*Stated problem*
List all lines in the material below that contain "this".

-- START Dataset --

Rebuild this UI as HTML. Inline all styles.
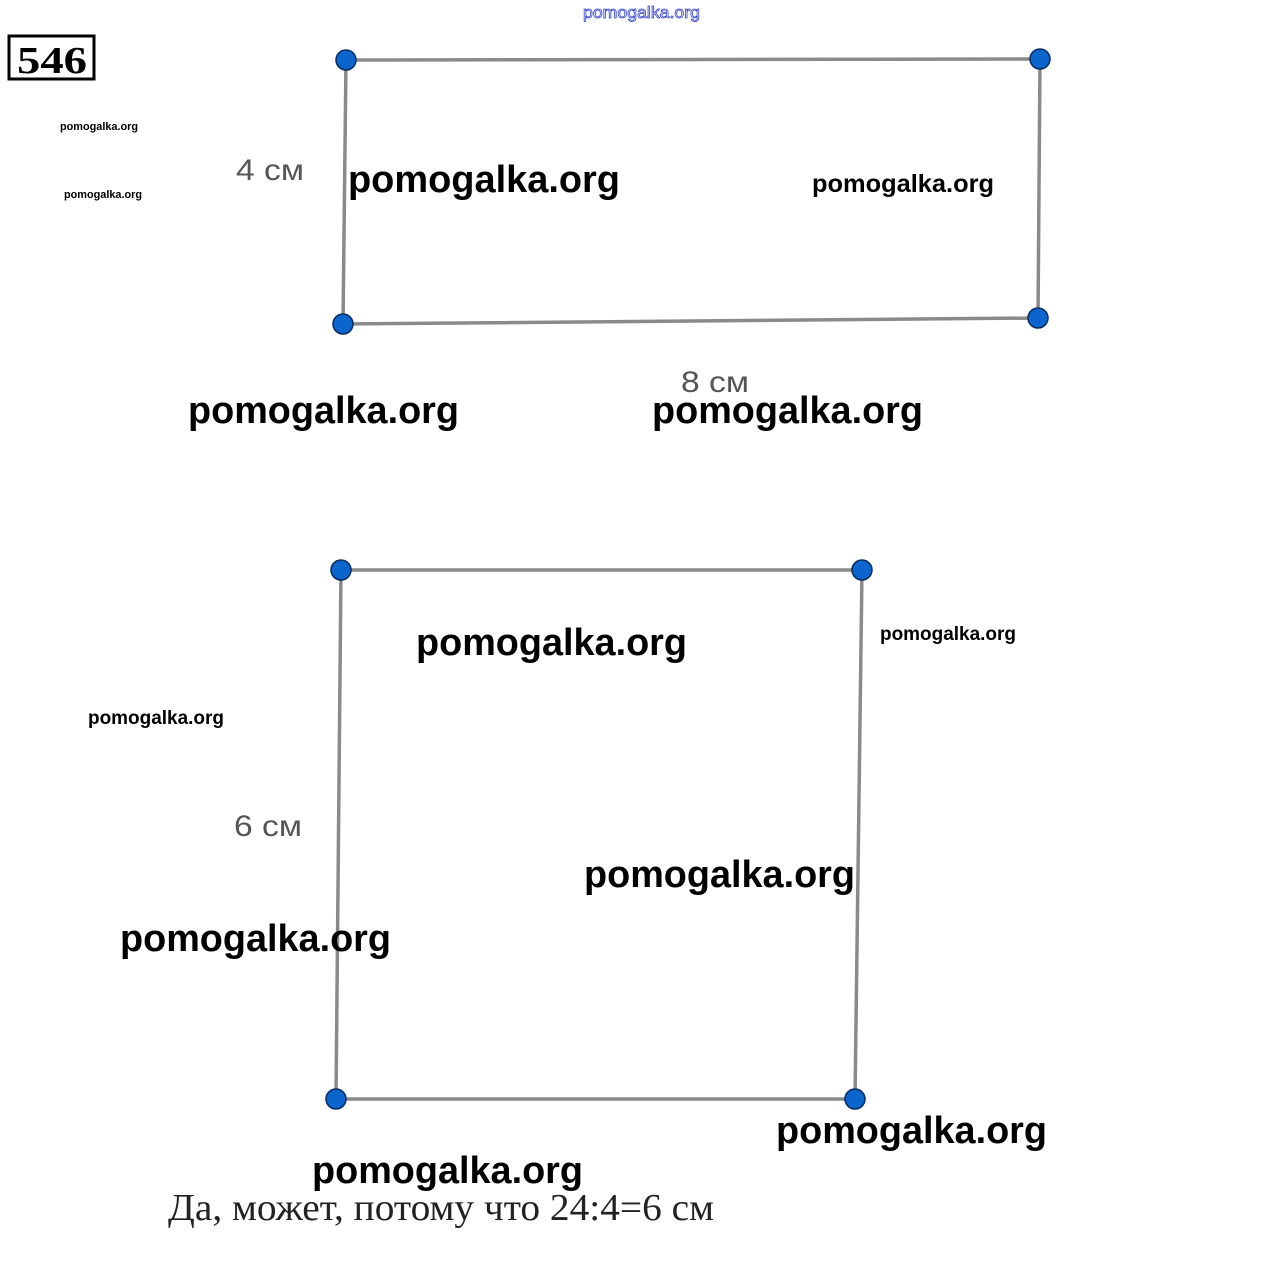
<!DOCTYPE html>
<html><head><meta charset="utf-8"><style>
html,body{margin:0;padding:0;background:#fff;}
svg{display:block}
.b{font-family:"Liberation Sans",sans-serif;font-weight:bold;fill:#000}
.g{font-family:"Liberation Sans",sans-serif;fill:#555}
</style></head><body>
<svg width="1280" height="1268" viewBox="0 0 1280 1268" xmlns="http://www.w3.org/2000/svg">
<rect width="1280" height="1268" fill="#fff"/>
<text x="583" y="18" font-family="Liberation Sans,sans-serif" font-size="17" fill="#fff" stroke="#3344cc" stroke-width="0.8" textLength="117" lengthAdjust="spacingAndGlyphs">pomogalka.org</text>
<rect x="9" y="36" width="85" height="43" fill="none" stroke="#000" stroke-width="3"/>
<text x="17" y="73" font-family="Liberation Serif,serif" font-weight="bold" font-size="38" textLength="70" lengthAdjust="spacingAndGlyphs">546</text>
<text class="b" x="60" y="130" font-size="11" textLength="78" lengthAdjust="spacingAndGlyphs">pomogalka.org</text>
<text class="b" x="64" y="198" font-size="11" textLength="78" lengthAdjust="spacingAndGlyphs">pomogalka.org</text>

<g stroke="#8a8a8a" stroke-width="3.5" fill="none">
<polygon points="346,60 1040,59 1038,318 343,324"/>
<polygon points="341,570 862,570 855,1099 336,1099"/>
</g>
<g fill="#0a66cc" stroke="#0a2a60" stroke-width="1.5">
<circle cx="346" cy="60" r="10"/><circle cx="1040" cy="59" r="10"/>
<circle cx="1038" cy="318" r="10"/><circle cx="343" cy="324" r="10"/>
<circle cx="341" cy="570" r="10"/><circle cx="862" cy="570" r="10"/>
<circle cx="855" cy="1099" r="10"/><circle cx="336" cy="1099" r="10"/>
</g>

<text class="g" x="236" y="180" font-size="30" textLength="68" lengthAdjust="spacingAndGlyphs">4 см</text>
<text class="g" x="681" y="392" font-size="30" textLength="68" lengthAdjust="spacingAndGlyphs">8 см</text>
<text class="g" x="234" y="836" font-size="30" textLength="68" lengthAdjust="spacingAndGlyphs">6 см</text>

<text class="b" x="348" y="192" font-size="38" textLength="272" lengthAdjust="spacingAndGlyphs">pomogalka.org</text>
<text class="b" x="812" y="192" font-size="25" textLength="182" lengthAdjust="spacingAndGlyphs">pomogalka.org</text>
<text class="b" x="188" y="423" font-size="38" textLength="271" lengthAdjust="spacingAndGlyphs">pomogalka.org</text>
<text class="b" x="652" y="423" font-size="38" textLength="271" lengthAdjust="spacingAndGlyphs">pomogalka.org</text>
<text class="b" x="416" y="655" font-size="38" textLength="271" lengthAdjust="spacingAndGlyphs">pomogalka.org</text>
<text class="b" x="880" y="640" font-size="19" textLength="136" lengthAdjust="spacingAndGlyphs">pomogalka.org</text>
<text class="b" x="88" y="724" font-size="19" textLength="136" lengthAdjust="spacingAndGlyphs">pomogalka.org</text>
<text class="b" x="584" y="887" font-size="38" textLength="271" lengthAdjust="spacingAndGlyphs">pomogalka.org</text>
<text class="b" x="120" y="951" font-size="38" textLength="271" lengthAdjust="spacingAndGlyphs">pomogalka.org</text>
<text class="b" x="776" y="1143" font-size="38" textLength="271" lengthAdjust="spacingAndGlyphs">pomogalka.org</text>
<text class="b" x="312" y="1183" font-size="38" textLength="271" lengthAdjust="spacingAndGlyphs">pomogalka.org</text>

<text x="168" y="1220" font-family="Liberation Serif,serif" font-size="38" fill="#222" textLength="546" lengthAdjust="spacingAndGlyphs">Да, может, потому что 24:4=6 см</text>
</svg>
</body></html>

-- END Dataset --
-- START Dataset --

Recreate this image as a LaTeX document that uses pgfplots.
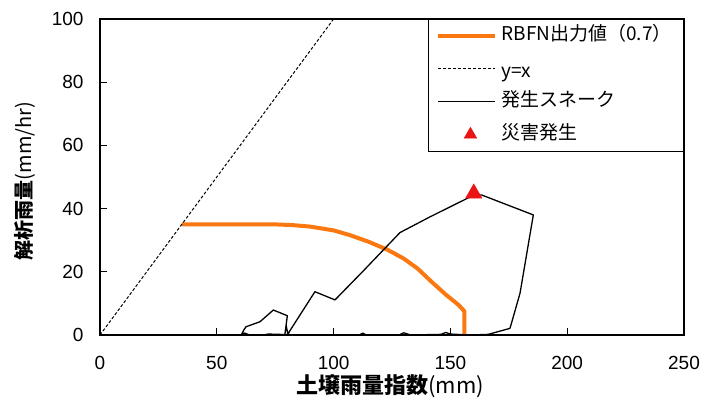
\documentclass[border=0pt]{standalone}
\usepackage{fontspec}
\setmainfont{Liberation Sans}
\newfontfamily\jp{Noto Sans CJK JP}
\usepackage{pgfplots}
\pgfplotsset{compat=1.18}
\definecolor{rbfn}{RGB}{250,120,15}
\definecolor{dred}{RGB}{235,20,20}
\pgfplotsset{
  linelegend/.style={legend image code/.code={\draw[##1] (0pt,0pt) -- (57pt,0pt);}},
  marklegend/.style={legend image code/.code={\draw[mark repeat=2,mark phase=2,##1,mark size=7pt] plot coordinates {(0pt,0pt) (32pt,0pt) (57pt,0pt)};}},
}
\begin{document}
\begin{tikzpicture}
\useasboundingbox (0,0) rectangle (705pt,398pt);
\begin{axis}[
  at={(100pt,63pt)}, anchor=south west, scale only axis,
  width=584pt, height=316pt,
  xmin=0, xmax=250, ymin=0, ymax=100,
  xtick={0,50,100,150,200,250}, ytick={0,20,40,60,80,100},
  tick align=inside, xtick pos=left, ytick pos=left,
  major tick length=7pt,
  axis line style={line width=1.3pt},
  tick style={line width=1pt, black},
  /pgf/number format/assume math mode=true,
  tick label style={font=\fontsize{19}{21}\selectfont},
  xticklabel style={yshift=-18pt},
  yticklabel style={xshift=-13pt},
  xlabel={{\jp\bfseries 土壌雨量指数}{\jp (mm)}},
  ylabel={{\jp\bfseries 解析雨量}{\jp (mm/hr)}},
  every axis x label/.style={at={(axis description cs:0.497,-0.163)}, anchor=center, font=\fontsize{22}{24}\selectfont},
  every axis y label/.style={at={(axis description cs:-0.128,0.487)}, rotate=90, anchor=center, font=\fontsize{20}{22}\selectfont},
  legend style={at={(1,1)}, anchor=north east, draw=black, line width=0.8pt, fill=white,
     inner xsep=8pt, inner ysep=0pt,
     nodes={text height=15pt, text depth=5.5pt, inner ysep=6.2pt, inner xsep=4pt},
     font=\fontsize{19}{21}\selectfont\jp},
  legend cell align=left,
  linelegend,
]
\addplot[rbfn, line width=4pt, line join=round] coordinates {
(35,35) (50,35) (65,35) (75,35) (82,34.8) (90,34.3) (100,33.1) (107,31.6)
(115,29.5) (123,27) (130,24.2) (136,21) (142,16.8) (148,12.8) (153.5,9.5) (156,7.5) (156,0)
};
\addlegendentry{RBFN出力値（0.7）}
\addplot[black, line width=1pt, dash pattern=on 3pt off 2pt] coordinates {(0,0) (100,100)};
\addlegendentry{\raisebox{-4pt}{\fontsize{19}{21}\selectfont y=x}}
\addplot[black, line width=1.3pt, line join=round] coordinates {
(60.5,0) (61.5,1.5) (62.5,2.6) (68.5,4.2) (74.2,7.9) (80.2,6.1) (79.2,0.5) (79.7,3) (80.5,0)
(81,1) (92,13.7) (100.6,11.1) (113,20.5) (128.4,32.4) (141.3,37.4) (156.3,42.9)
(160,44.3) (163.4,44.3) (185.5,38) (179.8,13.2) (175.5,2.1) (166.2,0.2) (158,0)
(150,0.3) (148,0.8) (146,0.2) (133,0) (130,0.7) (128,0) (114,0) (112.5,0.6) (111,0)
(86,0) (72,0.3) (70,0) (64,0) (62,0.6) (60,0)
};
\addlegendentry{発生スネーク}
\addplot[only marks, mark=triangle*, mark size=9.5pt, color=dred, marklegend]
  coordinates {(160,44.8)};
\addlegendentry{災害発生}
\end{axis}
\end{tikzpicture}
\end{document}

-- END Dataset --

*Answer to the exercise*
Rebuild this UI as HTML. Inline all styles.
Recreate this image as a LaTeX document that uses pgfplots.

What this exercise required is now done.